TEPCO's last president was forced to resign after company documents requested by the government were found to contain more than 200 mistakes.

Japan gets one-third of its power needs by operating 55 of the world's 450 reactors. Its nuclear industry was supposed to have been shaken out of its complacency by the Niigata earthquake that struck the Kashiwazaki-Kariwa plant in 2007.

On that occasion TEPCO initially failed to report the leak, then admitted it was 50 per cent bigger than originally announced. In the aftermath one of Japan's leading seismologists, Ishibashi Katsuhiko, who coined the term "genpaku shinsai", or nuclear disaster triggered by earthquake, called Japan's nuclear technocrats dangerously delusional. He later resigned from the Japan Nuclear Safety Commission saying that the new standards they were drafting were not "sufficient" as they only foresaw a magnitude 7 quake.

The Commission has remained silent since the big one struck on 11 March, says Taro Kono, an influential MP who says Japan's leading political parties are too cosy with the power utilities. "The commission has no idea what the hell is going on," he told The Independent. "Bureaucrats leave the government and go to TEPCO. The regulator and the regulated are the same people."
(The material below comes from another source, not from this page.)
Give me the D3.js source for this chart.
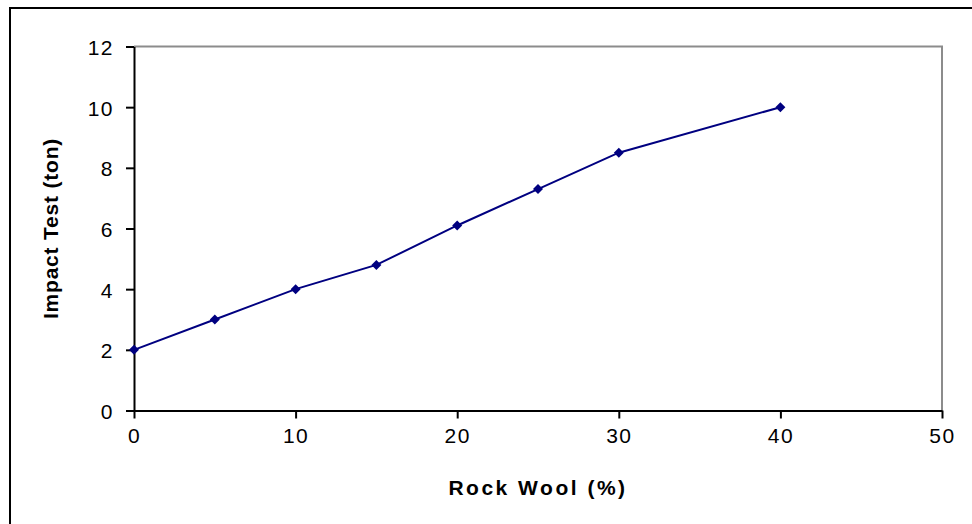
<!DOCTYPE html>
<html>
<head>
<meta charset="utf-8">
<script src="https://cdn.jsdelivr.net/npm/d3@7"></script>
<style>
  html, body { margin: 0; padding: 0; background: #fff; }
  svg { display: block; }
  text { font-family: "Liberation Sans", Arial, sans-serif; fill: #000; }
</style>
</head>
<body>
<svg id="chart" width="972" height="524"></svg>
<script>
// Rock wool content (%) and measured impact load (ton)
const rockWool = [0, 5, 10, 15, 20, 25, 30, 40];
const impactTon = [2.0, 3.0, 4.0, 4.8, 6.1, 7.3, 8.5, 10.0];
const xTicks = [0, 10, 20, 30, 40, 50];
const yTicks = [0, 2, 4, 6, 8, 10, 12];
const xTitle = "Rock Wool (%)";
const yTitle = "Impact Test (ton)";

const svg = d3.select("#chart");
const W = 972, H = 524;
const plot = { left: 134, right: 942, top: 46.5, bottom: 410.5 };

// Outer frame
svg.append("rect")
  .attr("x", 10).attr("y", 8)
  .attr("width", W + 20).attr("height", H + 20)
  .attr("fill", "none").attr("stroke", "#000").attr("stroke-width", 2);

const x = d3.scaleLinear().domain([0, 50]).range([plot.left, plot.right]);
const y = d3.scaleLinear().domain([0, 12]).range([plot.bottom, plot.top]);

// Plot-area border: gray top and right edges
svg.append("path")
  .attr("d", `M${plot.left},${plot.top}H${plot.right}V${plot.bottom}`)
  .attr("fill", "none").attr("stroke", "#8c8c8c").attr("stroke-width", 2);

// Axes
const xAxis = d3.axisBottom(x).tickValues(xTicks).tickSize(8).tickPadding(10).tickSizeOuter(0);
const yAxis = d3.axisLeft(y).tickValues(yTicks).tickSize(8).tickPadding(12).tickSizeOuter(0);

const gx = svg.append("g").attr("transform", `translate(0,${plot.bottom})`).call(xAxis);
const gy = svg.append("g").attr("transform", `translate(${plot.left},0)`).call(yAxis);

[gx, gy].forEach(g => {
  g.select(".domain").attr("stroke", "#000").attr("stroke-width", 2);
  g.selectAll(".tick line").attr("stroke", "#000").attr("stroke-width", 2);
  g.selectAll(".tick text")
    .attr("font-size", 21)
    .attr("letter-spacing", 1.5)
    .attr("font-family", "'Liberation Sans', Arial, sans-serif")
    .attr("fill", "#000");
});
gy.selectAll(".tick text").attr("dy", "0.38em");

// Axis titles
svg.append("text")
  .attr("x", (plot.left + plot.right) / 2)
  .attr("y", 495)
  .attr("text-anchor", "middle")
  .attr("font-size", 21)
  .attr("font-weight", "bold")
  .attr("letter-spacing", 2.5)
  .text(xTitle);

svg.append("text")
  .attr("transform", `translate(58,${(plot.top + plot.bottom) / 2}) rotate(-90)`)
  .attr("text-anchor", "middle")
  .attr("font-size", 21)
  .attr("font-weight", "bold")
  .attr("letter-spacing", 0.8)
  .text(yTitle);

// Data line
const data = rockWool.map((v, i) => ({ x: v, y: impactTon[i] }));
svg.append("path")
  .datum(data)
  .attr("fill", "none")
  .attr("stroke", "#000080")
  .attr("stroke-width", 2)
  .attr("d", d3.line().x(d => x(d.x)).y(d => y(d.y)));

// Diamond markers
svg.append("g").selectAll("path")
  .data(data)
  .join("path")
  .attr("transform", d => `translate(${x(d.x)},${y(d.y)})`)
  .attr("d", "M0,-5L5,0L0,5L-5,0Z")
  .attr("fill", "#000080");
</script>
</body>
</html>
The power company doesn't have the ability to handle the crisis, he complains, which is making the fallout worse. Models designed to predict air pollution are being run, says Kono, but the results are not being released to the public.

Tokyo's Citizens' Nuclear Information Center, an independent watchdog, has been warning for years that the nuclear plants dotted along Japan's coast were vulnerable to a tsunami. "They say no one saw it coming but we've been telling them repeatedly," says Philip White, a spokesman for CNIC. "The government wanted more nuclear power and steamrollered anyone who got in its way. TEPCO and the government are not victims of anything other than their own stupidity and irresponsibility."

But Fukushima was not the "big one" that seismologists were waiting for. That is still due at Hamaoka, a nuclear plant 100 miles southwest of Tokyo where scientists say there is an 87 per cent chance of a magnitude 8 quake in the next 30 years. That's the one that keeps Mr Tanaka up at night: "The wind always blows west to east from there. The fallout would hit Tokyo directly in about six hours."